GOAL OF THE EXERCISE: Review the material and extract every line in which the word "this" occurs.

__________________________________________________

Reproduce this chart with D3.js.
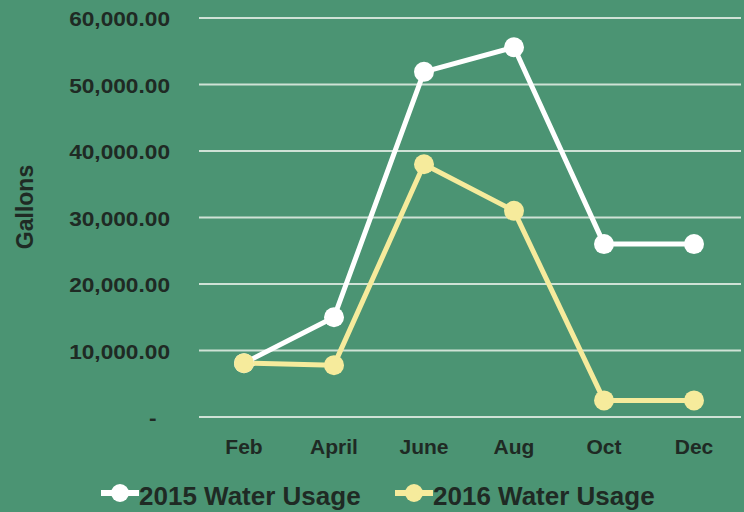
<!DOCTYPE html>
<html><head><meta charset="utf-8">
<script src="https://cdn.jsdelivr.net/npm/d3@7"></script>
<style>
html,body{margin:0;padding:0;background:#4b9473;}
text{font-family:"Liberation Sans",Arial,Helvetica,sans-serif;font-weight:bold;fill:#1f2a24;}
</style></head>
<body>
<svg id="c" width="744" height="512"></svg>
<script>
const months = ["Feb","April","June","Aug","Oct","Dec"];
const usage2015 = [8100, 15000, 51900, 55600, 26000, 26000];
const usage2016 = [8100, 7800, 38000, 31000, 2500, 2500];
const yTicks = [0, 10000, 20000, 30000, 40000, 50000, 60000];
const seriesNames = ["2015 Water Usage", "2016 Water Usage"];
const seriesColors = ["#ffffff", "#f6eb9c"];

const svg = d3.select("#c");
svg.append("rect").attr("width",744).attr("height",512).attr("fill","#4b9473");

const x = d3.scaleBand().domain(months).range([199, 739]);
const y = d3.scaleLinear().domain([0, 60000]).range([417, 18]);

// gridlines
svg.append("g").selectAll("line").data(yTicks).join("line")
  .attr("x1", 199).attr("x2", 741)
  .attr("y1", d => y(d)).attr("y2", d => y(d))
  .attr("stroke", "#cfe2d6").attr("stroke-width", 2);

// y axis labels
const fmt = d3.format(",.2f");
const yAxis = d3.axisLeft(y).tickValues(yTicks).tickSize(0).tickPadding(0)
  .tickFormat(d => d === 0 ? "-" : fmt(d));
const gy = svg.append("g").attr("transform", "translate(170,0)").call(yAxis);
gy.select(".domain").remove();
gy.selectAll("text").attr("font-size", 21).attr("dy", "0.36em")
  .attr("transform", "scale(1.08,1)")
  .style("font-family", "'Liberation Sans',Arial,sans-serif").style("font-weight","bold").attr("fill", "#1f2a24");
gy.selectAll(".tick").filter(d => d === 0).select("text")
  .attr("text-anchor", "middle").attr("x", -16);

// x axis labels
const xAxis = d3.axisBottom(x).tickSize(0).tickPadding(0);
const gx = svg.append("g").attr("transform", "translate(0,439)").call(xAxis);
gx.select(".domain").remove();
gx.selectAll("text").attr("font-size", 21).attr("dy", "0.71em")
  .style("font-family", "'Liberation Sans',Arial,sans-serif").style("font-weight","bold").attr("fill", "#1f2a24");

// y title
svg.append("text").attr("transform", "translate(33,207) rotate(-90)")
  .attr("text-anchor", "middle").attr("font-size", 23).text("Gallons");

// lines
const line = d3.line().x((d,i) => x(months[i]) + x.bandwidth()/2).y(d => y(d));
[usage2015, usage2016].forEach((vals, k) => {
  svg.append("path").datum(vals).attr("d", line)
    .attr("fill", "none").attr("stroke", seriesColors[k]).attr("stroke-width", 5)
    .attr("stroke-linejoin", "round");
});
[usage2015, usage2016].forEach((vals, k) => {
  svg.append("g").selectAll("circle").data(vals).join("circle")
    .attr("cx", (d,i) => x(months[i]) + x.bandwidth()/2)
    .attr("cy", d => y(d)).attr("r", 10).attr("fill", seriesColors[k]);
});

// legend
const legX = [101, 395];
seriesNames.forEach((name, k) => {
  const g = svg.append("g").attr("transform", `translate(${legX[k]},493)`);
  g.append("line").attr("x1", 0).attr("x2", 38).attr("y1", 0).attr("y2", 0)
    .attr("stroke", seriesColors[k]).attr("stroke-width", 6);
  g.append("circle").attr("cx", 19).attr("cy", 0).attr("r", 9).attr("fill", seriesColors[k]);
  g.append("text").attr("x", 38).attr("y", 12).attr("font-size", 26).text(name);
});
</script>
</body></html>
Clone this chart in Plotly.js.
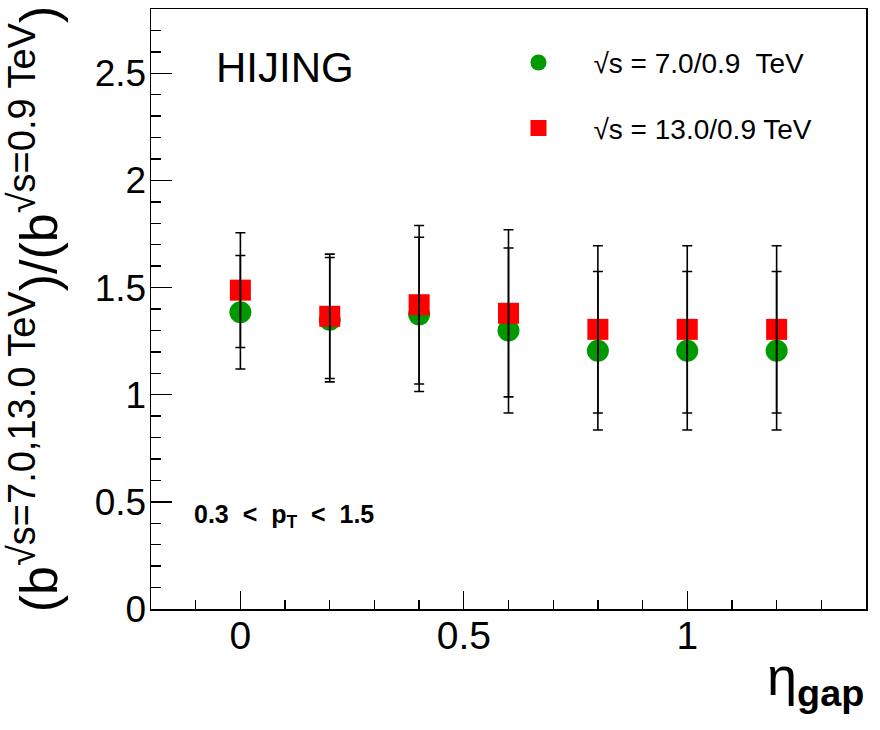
<!DOCTYPE html>
<html>
<head>
<meta charset="utf-8">
<script src="https://cdn.plot.ly/plotly-3.0.1.min.js"></script>
<style>html,body{margin:0;padding:0;background:#fff;}#plot{width:880px;height:730px;}</style>
</head>
<body>
<div id="plot"></div>
<script>
// eta_gap positions
var etaGap = [0, 0.2, 0.4, 0.6, 0.8, 1.0, 1.2];
// ratio sqrt(s)=7.0/0.9 TeV
var ratio7 = [1.385, 1.35, 1.375, 1.30, 1.205, 1.205, 1.205];
var err7 = [0.265, 0.29, 0.36, 0.385, 0.37, 0.37, 0.37];
// ratio sqrt(s)=13.0/0.9 TeV
var ratio13 = [1.488, 1.366, 1.42, 1.38, 1.305, 1.305, 1.305];
var err13 = [0.268, 0.29, 0.37, 0.39, 0.39, 0.39, 0.39];
var legendNames = ['\u221As = 7.0/0.9  TeV', '\u221As = 13.0/0.9 TeV'];
var xTickVals = [0, 0.5, 1];
var xTickText = ['0', '0.5', '1'];
var yTickVals = [0, 0.5, 1, 1.5, 2, 2.5];
var yTickText = ['0', '0.5', '1', '1.5', '2', '2.5'];

var F = 'Liberation Sans, Arial, Helvetica, sans-serif';
var SUP = '<sup><span style="font-size:38px">';
var SUPEND = '</span></sup>';

var traces = [
  {x: etaGap, y: ratio7, type: 'scatter', mode: 'markers', name: legendNames[0],
   legendgroup: 'a',
   marker: {symbol: 'circle', size: 22, color: '#009900'}},
  {x: etaGap, y: ratio13, type: 'scatter', mode: 'markers', name: legendNames[1],
   legendgroup: 'b',
   marker: {symbol: 'square', size: 21, color: '#ff0000'}},
  {x: etaGap, y: ratio7, type: 'scatter', mode: 'markers', showlegend: false, hoverinfo: 'skip',
   marker: {size: 1, color: 'rgba(0,0,0,0)'},
   error_y: {type: 'data', array: err7, visible: true, color: '#000', thickness: 1.6, width: 5}},
  {x: etaGap, y: ratio13, type: 'scatter', mode: 'markers', showlegend: false, hoverinfo: 'skip',
   marker: {size: 1, color: 'rgba(0,0,0,0)'},
   error_y: {type: 'data', array: err13, visible: true, color: '#000', thickness: 1.6, width: 5}}
];

var layout = {
  width: 880, height: 730,
  margin: {l: 151, r: 14, t: 9, b: 121},
  paper_bgcolor: '#fff', plot_bgcolor: '#fff',
  font: {family: F, color: '#000'},
  showlegend: true,
  legend: {x: 0.465, y: 0.952, xanchor: 'left', yanchor: 'top',
           font: {family: F, size: 28, color: '#000'},
           bgcolor: 'rgba(0,0,0,0)', borderwidth: 0,
           traceorder: 'grouped', tracegroupgap: 26, itemwidth: 100},
  xaxis: {range: [-0.2, 1.4], showgrid: false, zeroline: false,
          showline: true, mirror: true, linecolor: '#000', linewidth: 1.5,
          ticks: 'inside', ticklen: 18, tickwidth: 1.3, tickcolor: '#000',
          tickvals: xTickVals, ticktext: xTickText, ticklabelstandoff: -8,
          tickfont: {family: F, size: 39, color: '#000'},
          minor: {dtick: 0.1, ticks: 'inside', ticklen: 9, tickwidth: 1.3, tickcolor: '#000', showgrid: false}},
  yaxis: {range: [0, 2.8], showgrid: false, zeroline: false,
          showline: true, mirror: true, linecolor: '#000', linewidth: 1.5,
          ticks: 'inside', ticklen: 21, tickwidth: 1.3, tickcolor: '#000',
          tickvals: yTickVals, ticktext: yTickText, ticklabelstandoff: -4,
          tickfont: {family: F, size: 37, color: '#000'},
          minor: {dtick: 0.1, ticks: 'inside', ticklen: 10, tickwidth: 1.3, tickcolor: '#000', showgrid: false},
          title: {text: '(b' + SUP + '\u221As=7.0,13.0 TeV' + SUPEND + ')/(b' + SUP + '\u221As=0.9 TeV' + SUPEND + ')',
                  font: {family: F, size: 52, color: '#000'}, standoff: 20}},
  annotations: [
    {xref: 'paper', yref: 'paper', x: 0.088, y: 0.903, xanchor: 'left', yanchor: 'middle',
     text: 'HIJING', showarrow: false, font: {family: F, size: 42, color: '#000'}},
    {xref: 'paper', yref: 'paper', x: 0.057, y: 0.155, xanchor: 'left', yanchor: 'middle',
     text: '<b>0.3\u00A0\u00A0&lt;\u00A0\u00A0p<sub>T</sub>\u00A0\u00A0&lt;\u00A0\u00A01.5</b>', showarrow: false,
     font: {family: F, size: 25, color: '#000'}},
    {xref: 'paper', yref: 'paper', x: 1.0, y: -0.178, xanchor: 'right', yanchor: 'bottom',
     text: '\u03B7<sub><b>gap</b></sub>', showarrow: false, font: {family: F, size: 54, color: '#000'}}
  ]
};

Plotly.newPlot('plot', traces, layout, {displayModeBar: false, staticPlot: true});
</script>
</body>
</html>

__________________________________________________

EXPECTED ANSWER:
Reproduce this chart with D3.js.
Clone this chart in Plotly.js.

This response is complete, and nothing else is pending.